To address these thorny questions, the parties presented experts who relied on competing, often irreconcilable social science research. My task at the Lawyers’ Committee was to help prepare our experts to testify about the remedial proposal that they had prepared. Like in any complex litigation, the questions I worked on sometimes seemed distant from the main issues in the case. The experts had to defend their methods, so we discussed the relative merits of different social science methodologies. We explored how research, case studies, and data could be used to craft an “educationally sound and practicable” remedy. This work made me think about the larger question of how empirical research should affect court actions and how education litigation will evolve as we move into the era of “Big Data.” In decades past, courts could trust the expertise of experts who made qualitative claims. Moving into the future, empirical claims about remedies will increasingly need to rely on quantitative analysis. But what do we lose when courts of law privilege numerical data over the lived experiences of students?
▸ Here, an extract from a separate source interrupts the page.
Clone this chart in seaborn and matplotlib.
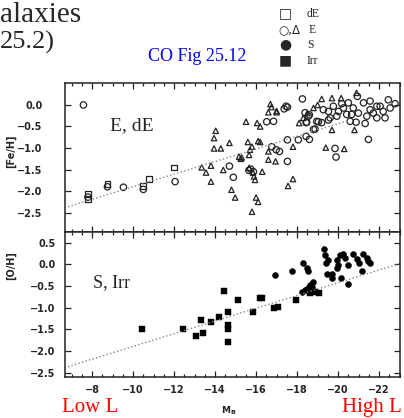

It occasionally seemed a bit absurd that on the plaintiffs’ side alone, a dozen people were cooped up in hotel rooms away from their families for six weeks putting together slide decks, filing documents, preparing exhibits, and conducting meetings. But then I would remember that this case will have a huge impact: at stake is the fate of four universities. The outcome of the case will also reflect how Maryland, and ultimately other states, deal with the legacy of segregation.